YOUR TASK: Among the entries below, which lines run from the line with "Clone this chart in Plotly." through the line with "import plotly.graph_objects as go"? Retype those, both ends included, exactly and without pictures.
[EXERCISE MATERIAL start]
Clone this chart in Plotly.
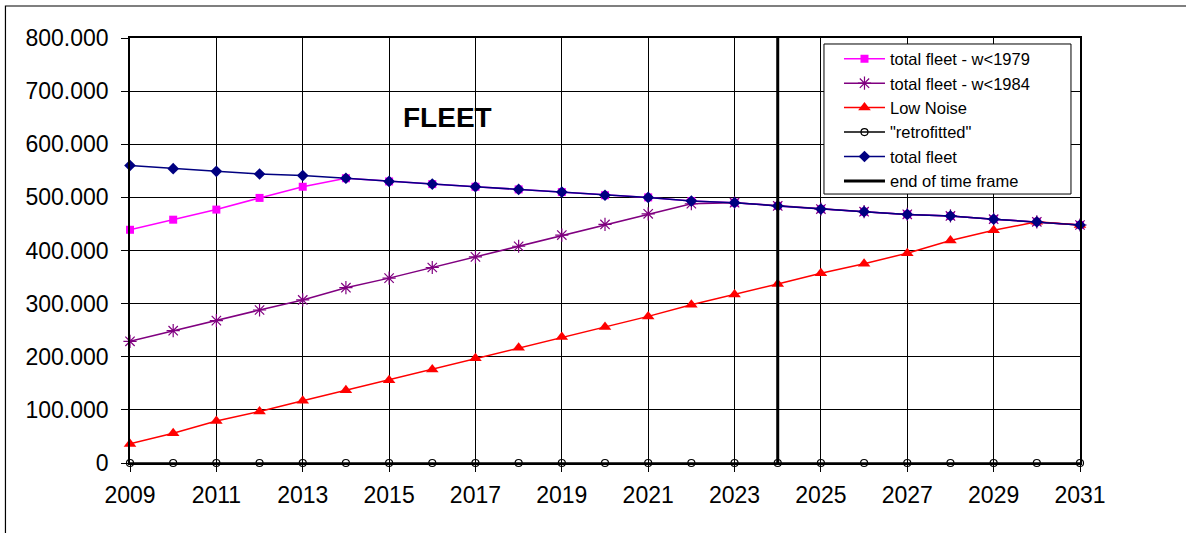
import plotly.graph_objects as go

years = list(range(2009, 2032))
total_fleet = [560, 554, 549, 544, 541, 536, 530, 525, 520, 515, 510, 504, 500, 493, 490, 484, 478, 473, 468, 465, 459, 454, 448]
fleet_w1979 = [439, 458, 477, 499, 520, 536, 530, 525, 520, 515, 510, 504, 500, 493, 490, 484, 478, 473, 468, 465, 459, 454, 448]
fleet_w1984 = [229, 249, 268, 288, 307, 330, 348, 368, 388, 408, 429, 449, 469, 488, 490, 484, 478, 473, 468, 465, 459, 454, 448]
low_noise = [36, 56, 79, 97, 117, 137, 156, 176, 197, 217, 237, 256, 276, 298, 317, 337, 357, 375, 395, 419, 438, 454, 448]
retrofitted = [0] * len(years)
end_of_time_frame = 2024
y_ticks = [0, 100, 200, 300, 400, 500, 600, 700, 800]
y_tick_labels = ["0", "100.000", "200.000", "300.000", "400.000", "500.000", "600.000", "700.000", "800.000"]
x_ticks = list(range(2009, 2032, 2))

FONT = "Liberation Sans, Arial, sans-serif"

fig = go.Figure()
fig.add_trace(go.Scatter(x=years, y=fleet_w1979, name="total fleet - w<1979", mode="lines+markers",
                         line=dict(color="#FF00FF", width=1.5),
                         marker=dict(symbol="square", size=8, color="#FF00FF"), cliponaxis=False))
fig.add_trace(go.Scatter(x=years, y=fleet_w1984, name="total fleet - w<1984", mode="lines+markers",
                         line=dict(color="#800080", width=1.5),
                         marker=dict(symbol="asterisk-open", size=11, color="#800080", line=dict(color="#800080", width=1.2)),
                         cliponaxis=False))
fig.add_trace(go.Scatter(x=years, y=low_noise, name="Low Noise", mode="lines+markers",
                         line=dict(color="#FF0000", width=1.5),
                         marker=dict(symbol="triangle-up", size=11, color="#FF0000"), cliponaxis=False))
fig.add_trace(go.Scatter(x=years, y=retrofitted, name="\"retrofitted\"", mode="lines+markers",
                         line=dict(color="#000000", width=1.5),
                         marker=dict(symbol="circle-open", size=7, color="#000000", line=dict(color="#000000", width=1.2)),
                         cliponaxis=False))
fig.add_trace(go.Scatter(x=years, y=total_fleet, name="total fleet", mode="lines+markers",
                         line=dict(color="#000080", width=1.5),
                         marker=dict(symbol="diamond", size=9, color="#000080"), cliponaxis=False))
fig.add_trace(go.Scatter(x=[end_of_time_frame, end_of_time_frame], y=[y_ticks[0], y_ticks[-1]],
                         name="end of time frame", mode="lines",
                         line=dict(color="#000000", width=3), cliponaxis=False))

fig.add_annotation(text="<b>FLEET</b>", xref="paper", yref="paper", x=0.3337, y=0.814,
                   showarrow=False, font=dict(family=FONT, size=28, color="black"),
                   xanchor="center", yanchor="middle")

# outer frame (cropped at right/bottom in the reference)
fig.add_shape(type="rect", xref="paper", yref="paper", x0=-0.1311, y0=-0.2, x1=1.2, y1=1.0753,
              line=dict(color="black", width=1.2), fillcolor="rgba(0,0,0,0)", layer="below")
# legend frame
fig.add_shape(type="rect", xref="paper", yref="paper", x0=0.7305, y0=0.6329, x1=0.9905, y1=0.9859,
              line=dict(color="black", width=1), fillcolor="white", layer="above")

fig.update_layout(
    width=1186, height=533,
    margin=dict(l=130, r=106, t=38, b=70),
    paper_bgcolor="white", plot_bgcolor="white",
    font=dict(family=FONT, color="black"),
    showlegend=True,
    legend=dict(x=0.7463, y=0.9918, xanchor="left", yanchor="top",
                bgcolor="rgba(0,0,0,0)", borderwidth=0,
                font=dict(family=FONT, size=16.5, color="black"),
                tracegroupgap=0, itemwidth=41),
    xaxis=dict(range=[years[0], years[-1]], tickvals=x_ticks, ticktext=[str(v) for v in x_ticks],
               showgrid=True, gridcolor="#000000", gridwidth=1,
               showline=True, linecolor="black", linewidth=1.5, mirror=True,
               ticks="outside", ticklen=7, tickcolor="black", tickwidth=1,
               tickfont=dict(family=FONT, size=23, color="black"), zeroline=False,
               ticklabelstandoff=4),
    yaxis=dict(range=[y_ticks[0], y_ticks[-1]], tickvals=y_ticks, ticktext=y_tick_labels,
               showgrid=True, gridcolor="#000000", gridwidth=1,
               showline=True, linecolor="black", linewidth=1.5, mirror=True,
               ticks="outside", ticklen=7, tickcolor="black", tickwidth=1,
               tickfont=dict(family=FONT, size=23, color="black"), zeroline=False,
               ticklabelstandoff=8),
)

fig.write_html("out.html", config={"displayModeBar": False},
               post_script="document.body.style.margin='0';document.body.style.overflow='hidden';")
[EXERCISE MATERIAL end]
[EXERCISE MATERIAL start]
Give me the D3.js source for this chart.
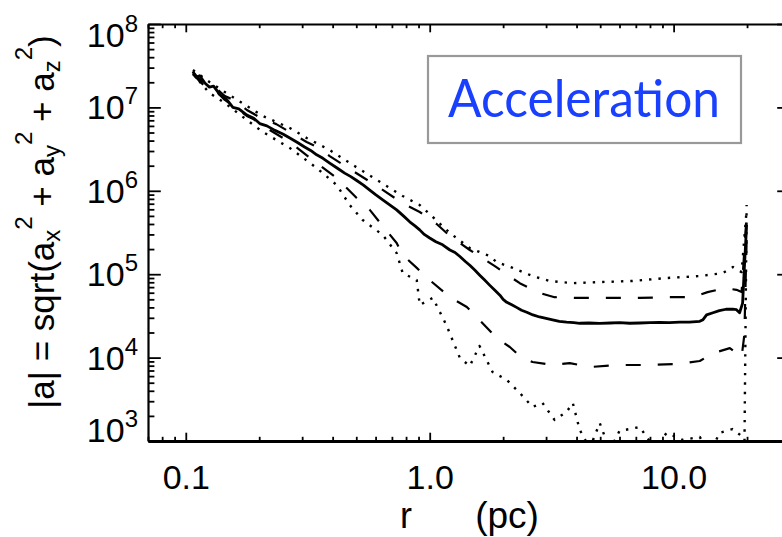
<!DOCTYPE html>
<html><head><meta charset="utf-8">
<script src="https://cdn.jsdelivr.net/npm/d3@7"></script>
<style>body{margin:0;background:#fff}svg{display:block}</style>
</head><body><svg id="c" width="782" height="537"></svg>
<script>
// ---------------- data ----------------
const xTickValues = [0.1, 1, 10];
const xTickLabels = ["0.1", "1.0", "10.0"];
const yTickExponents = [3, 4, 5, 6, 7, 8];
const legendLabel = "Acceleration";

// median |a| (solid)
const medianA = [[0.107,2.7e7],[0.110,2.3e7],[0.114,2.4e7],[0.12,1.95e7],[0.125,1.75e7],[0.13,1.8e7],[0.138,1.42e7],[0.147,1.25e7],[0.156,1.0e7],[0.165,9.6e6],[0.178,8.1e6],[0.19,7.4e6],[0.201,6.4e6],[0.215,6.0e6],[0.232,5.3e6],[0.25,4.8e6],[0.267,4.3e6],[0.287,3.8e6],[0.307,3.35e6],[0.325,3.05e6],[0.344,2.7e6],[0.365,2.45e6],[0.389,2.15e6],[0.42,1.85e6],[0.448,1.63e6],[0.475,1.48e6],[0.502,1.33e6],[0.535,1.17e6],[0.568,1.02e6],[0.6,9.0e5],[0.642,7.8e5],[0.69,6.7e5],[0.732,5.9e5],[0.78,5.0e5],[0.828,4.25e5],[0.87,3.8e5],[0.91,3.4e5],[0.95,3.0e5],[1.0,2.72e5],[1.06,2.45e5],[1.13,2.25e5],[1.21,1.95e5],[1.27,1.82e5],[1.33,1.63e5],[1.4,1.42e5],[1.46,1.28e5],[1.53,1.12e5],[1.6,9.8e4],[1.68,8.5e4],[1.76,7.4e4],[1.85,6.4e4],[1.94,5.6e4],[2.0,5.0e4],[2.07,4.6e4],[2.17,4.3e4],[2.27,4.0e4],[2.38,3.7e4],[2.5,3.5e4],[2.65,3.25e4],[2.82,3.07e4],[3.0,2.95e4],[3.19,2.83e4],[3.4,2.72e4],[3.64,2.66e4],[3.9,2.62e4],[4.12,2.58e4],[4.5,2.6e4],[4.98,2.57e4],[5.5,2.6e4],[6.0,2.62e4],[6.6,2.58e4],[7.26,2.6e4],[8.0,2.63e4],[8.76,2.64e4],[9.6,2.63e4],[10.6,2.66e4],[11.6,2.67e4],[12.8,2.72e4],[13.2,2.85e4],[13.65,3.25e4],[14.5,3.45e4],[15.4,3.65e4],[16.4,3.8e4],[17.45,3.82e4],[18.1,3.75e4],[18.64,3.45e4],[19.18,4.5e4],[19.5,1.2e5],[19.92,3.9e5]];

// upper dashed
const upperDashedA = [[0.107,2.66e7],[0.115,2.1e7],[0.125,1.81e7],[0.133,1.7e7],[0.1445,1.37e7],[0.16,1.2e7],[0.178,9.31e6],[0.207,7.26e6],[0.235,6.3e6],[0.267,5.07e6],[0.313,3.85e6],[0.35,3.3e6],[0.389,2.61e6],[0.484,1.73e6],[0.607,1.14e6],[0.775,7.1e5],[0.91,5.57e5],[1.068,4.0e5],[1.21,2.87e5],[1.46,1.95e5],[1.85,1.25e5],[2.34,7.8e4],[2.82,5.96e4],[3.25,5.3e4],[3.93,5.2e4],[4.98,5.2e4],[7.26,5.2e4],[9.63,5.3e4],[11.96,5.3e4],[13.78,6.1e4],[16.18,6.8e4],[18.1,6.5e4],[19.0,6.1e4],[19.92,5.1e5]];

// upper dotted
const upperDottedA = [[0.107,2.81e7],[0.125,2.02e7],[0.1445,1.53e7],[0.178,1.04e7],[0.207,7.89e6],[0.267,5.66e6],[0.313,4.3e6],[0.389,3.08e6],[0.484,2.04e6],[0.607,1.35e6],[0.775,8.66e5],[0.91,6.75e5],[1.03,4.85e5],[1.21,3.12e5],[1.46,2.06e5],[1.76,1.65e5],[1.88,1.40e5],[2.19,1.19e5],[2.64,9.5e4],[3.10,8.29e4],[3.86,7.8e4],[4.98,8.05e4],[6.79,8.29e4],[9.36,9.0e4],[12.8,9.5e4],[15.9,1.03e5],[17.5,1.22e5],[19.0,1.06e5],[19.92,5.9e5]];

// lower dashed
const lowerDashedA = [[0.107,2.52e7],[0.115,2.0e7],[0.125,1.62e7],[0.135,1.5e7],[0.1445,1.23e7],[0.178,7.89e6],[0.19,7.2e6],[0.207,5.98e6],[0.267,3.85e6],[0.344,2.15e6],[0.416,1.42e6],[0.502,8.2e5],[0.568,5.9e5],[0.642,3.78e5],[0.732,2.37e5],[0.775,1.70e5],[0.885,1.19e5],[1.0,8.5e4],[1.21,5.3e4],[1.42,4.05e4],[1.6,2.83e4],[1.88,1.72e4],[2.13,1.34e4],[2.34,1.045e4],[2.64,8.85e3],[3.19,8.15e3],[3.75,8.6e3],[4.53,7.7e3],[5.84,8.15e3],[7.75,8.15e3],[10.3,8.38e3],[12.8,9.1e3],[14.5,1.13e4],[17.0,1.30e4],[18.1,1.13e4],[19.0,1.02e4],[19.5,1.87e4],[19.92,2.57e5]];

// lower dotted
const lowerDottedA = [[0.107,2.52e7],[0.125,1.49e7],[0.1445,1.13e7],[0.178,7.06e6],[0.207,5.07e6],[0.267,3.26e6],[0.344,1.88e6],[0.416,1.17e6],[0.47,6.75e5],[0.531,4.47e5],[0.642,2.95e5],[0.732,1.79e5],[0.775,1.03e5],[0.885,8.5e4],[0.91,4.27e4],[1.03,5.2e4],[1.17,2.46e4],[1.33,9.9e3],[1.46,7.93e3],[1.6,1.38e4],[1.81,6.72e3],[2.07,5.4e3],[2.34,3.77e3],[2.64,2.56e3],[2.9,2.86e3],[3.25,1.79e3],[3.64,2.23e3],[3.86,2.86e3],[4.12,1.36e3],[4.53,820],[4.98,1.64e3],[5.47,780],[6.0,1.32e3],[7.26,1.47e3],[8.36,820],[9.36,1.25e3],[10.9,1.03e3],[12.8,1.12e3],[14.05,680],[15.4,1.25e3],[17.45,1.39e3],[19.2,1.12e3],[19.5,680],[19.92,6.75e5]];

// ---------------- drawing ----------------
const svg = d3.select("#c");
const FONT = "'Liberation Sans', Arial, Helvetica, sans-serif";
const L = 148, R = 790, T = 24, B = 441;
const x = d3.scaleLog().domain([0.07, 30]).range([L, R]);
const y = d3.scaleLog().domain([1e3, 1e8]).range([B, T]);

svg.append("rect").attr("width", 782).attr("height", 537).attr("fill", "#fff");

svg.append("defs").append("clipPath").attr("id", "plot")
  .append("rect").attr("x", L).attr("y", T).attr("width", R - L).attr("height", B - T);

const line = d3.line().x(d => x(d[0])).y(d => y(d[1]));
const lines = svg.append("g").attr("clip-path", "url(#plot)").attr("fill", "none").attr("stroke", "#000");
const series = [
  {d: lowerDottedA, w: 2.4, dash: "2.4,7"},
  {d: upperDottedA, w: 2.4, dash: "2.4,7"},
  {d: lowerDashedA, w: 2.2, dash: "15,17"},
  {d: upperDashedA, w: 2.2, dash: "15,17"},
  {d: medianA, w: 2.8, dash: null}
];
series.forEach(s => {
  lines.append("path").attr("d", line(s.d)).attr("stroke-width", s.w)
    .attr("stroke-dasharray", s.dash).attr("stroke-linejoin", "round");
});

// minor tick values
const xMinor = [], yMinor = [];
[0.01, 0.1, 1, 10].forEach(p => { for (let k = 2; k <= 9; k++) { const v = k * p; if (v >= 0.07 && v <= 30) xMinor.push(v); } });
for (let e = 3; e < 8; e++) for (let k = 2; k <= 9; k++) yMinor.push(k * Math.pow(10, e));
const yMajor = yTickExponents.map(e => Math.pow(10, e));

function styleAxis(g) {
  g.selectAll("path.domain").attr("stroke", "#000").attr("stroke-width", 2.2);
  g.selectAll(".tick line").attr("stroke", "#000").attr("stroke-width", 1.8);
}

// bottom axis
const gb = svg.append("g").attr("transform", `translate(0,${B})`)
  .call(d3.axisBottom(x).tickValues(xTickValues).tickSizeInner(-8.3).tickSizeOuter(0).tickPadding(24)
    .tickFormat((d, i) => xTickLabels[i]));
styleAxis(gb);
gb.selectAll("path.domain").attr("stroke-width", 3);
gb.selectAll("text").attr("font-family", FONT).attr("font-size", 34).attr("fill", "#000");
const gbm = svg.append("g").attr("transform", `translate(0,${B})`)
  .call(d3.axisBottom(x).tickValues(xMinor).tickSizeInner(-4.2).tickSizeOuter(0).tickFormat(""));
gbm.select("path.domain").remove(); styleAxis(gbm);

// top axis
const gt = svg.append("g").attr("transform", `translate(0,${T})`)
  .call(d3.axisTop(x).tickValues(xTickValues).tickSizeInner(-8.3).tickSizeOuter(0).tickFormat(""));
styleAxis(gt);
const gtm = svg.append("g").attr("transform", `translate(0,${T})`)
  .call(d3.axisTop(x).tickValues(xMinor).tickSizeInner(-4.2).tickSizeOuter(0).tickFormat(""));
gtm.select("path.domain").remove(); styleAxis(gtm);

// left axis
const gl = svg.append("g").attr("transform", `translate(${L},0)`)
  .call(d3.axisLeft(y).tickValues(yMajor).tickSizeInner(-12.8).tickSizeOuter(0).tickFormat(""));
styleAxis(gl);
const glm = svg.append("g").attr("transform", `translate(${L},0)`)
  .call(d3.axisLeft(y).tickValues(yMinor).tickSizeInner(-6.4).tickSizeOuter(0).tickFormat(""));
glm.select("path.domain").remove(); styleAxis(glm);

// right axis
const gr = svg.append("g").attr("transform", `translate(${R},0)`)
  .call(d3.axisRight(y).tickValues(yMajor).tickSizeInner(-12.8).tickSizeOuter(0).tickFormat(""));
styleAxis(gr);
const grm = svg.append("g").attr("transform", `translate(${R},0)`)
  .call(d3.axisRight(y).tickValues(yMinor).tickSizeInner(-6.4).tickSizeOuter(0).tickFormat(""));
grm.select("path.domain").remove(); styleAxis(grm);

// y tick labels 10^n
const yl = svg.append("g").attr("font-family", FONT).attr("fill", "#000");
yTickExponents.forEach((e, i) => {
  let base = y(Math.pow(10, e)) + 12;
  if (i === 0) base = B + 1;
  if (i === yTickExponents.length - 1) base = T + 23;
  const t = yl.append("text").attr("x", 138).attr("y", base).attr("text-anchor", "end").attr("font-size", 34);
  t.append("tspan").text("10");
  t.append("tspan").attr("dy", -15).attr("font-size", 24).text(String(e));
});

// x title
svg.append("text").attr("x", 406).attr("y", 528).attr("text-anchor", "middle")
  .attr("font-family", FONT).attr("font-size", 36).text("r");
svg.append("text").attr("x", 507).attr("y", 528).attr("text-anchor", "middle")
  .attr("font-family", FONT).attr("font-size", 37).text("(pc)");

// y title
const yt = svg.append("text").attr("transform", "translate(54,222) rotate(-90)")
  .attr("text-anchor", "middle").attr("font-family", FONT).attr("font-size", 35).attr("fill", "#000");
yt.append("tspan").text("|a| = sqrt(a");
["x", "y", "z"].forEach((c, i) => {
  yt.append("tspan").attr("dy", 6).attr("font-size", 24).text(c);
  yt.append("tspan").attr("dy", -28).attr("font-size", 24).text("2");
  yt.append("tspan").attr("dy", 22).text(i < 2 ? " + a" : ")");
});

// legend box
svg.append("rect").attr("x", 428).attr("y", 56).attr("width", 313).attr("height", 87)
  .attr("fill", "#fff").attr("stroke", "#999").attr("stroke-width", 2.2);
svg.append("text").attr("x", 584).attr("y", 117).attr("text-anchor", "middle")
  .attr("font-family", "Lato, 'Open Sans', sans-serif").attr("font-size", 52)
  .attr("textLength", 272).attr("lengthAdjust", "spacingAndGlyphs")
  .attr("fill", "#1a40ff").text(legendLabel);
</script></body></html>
[EXERCISE MATERIAL end]
[EXERCISE MATERIAL start]
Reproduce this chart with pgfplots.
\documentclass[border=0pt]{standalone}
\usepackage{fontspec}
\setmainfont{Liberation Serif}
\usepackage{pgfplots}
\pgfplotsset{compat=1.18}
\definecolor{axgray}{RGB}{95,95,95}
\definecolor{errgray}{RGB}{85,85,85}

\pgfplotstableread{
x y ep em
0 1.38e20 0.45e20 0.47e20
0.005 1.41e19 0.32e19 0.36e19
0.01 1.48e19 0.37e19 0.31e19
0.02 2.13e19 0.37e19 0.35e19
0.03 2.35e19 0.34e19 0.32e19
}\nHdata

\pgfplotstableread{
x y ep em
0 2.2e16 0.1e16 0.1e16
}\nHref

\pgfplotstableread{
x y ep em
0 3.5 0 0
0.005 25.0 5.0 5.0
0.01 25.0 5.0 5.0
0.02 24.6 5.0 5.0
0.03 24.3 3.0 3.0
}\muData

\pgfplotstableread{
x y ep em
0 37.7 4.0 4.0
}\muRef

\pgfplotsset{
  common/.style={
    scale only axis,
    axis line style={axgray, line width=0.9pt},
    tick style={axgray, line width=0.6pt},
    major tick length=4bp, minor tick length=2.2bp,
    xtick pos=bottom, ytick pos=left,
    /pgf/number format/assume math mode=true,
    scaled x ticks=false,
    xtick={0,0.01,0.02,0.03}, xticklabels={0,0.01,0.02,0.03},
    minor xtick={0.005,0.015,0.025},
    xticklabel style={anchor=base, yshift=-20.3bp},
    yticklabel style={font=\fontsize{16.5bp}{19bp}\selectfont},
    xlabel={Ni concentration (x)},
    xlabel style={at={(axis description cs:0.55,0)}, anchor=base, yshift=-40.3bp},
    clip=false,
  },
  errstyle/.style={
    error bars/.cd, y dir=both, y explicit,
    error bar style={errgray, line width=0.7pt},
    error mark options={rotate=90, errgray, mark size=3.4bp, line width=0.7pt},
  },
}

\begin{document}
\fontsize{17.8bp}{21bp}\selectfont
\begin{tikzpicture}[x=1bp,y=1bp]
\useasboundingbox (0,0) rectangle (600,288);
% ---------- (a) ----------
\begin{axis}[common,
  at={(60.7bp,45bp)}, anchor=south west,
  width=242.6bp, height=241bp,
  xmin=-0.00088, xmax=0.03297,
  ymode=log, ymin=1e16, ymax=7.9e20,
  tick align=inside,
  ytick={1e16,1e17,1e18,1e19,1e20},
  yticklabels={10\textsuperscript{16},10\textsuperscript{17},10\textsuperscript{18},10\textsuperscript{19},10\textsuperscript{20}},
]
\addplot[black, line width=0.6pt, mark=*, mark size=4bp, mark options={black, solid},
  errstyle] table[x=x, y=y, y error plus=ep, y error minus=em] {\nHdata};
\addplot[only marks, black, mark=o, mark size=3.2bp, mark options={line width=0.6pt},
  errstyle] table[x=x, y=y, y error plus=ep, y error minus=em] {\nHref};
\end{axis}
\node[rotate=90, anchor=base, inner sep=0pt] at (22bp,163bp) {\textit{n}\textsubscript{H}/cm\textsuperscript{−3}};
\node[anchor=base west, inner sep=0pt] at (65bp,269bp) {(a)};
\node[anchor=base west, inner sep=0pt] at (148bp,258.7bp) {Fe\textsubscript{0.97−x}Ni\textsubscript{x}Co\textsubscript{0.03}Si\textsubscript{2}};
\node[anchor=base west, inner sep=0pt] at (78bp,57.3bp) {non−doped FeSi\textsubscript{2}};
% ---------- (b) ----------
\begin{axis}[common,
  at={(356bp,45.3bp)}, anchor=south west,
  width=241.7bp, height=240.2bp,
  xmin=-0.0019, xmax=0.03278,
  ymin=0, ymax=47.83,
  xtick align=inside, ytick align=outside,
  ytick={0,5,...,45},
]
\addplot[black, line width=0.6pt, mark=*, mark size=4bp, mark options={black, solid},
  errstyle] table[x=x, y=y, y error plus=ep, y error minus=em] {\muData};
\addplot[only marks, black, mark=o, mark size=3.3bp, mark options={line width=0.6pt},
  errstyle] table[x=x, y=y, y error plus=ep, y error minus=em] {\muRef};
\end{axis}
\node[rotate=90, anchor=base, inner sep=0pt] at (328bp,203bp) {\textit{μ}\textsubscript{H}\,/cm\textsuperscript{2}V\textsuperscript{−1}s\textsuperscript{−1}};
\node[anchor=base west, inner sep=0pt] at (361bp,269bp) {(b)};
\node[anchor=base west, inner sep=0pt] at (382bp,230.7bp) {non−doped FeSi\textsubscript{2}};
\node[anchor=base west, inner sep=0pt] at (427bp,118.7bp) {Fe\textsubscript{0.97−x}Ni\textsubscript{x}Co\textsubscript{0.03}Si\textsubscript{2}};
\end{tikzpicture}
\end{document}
[EXERCISE MATERIAL end]
FINAL RESULT:
Clone this chart in Plotly.
import plotly.graph_objects as go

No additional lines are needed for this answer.